Le parti islamiste Ennahda a remporté les élections du 23 octobre en Tunisie avec 41,47% des suffrages, neuf mois après la chute de Ben Ali, selon le résultat final provisoire annoncé jeudi soir par le président de la commission électorale (Isie) Kamel Jendoubi.

Ennahda obtient 90 sièges dans l'assemblée constituante de 217 élus, un score plus qu'espéré par les islamistes eux-mêmes.

Le parti Ennahda, durement réprimé sous l'ancien régime de Ben Ali, et légalisé après la révolution, fait ainsi une entrée par la grande porte sur la scène politique tunisienne et pèsera sur toutes les grandes décisions concernant l'avenir du pays.

Il devance le Congrès pour la République (CPR, gauche nationaliste) avec 30 sièges (13,82%) et Ettakatol (gauche), avec 21 sièges (9,68%), a précisé M. Jendoubi, quatre jours après les premières élections libres dans l'histoire du pays.

Selon l'Isie, les formations politiques disposent désormais d'un délai de deux jours pour introduire, si elles le souhaitent, un recours contre le résultat du scrutin.

La liste surprise de ces élections, «La pétition populaire pour la justice et le développement» d'Hechmi Haadmi, un richissime homme d'affaires tunisien basé à Londres, se positionne en quatrième position avec 19 sièges malgré son invalidation dans six circonscriptions pour «irrégularité de financement».

Peu après le scrutin de dimanche dernier, les islamistes et les principaux partis de gauche ont engagé des tractations pour la mise en place d'un gouvernement d'union nationale souhaité par Ennahda.

Le numéro deux du parti islamiste, Hamadi Jebali, 62 ans, a indiqué qu'il se porterait candidat à la direction du prochain gouvernement et fait part de son intention de composer avec les principales formations de gauche.

Toutefois, le nouveau chef du gouvernement ne pourra être désigné que par le prochain président de la république par intérim, qui, lui-même, sera élu par la future assemblée constituante. L'ensemble du processus devrait s'étaler sur plusieurs semaines.
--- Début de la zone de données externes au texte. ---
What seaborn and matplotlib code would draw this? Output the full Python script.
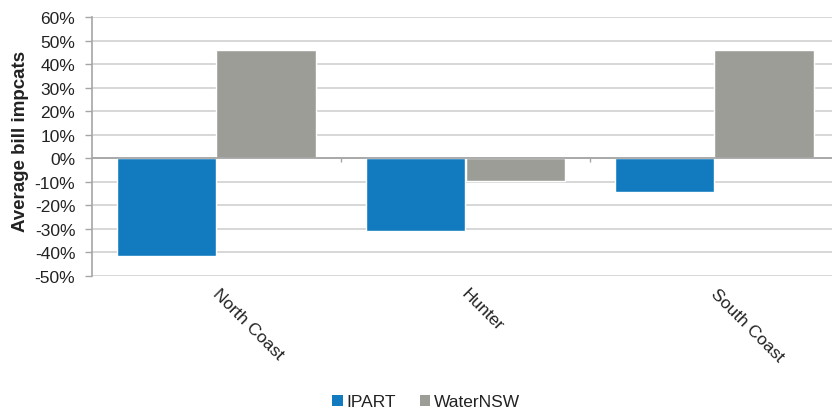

Dans une interview accordée à l'agence tunisienne de presse (Tap), M. Jebali a en revanche rejeté toute alliance avec «la Pétition populaire» d'Hechmi Haadmi.

Ennahda reproche notamment à M. Haamadi, l'un des fondateurs du mouvement des étudiants islamistes en Tunisie dans les années 70, d'avoir renié ses convictions.

Pour dissiper la vive appréhension que suscite sa prochaine accession au pouvoir, Ennahda multiplie les déclarations selon lesquelles la future Constitution, l'une des priorités de la prochaine assemblée issue de l'élection, ne pourra voir le jour «sans un consensus avec les partis et les partenaires qui y sont représentés».

Il n'est pas question, pour le numéro deux d'Ennahda, d'«imposer une Constitution (...) qui abroge certaines libertés comme la liberté de croyance, les libertés individuelles, la situation juridique de la femme et sa place dans la société».

«Il n'est en outre pas question, a-t-il insisté, de faire revenir la femme au foyer comme cherchent à le propager des ennemis» d'Ennahda, ni de remettre en cause les acquis du secteur touristique qui représentait 7% du PIB tunisien en 2010, mais a subi une chute spectaculaire depuis la fin du régime de Ben Ali en janvier dernier.

«Est-il raisonnable, a lancé M. Jebali, de paralyser un secteur vital comme le tourisme en interdisant les boissons alcoolisées et le port de maillots de bains ou autres pratiques ? Ce sont des libertés individuelles garanties aussi bien pour les étrangers que pour les Tunisiens», a-t-il martelé.

De même, selon M. Jebali, Ennahda n'a nullement l'intention de démanteler le système financier en vigueur en Tunisie ni de restreindre les activités des hommes d'affaires.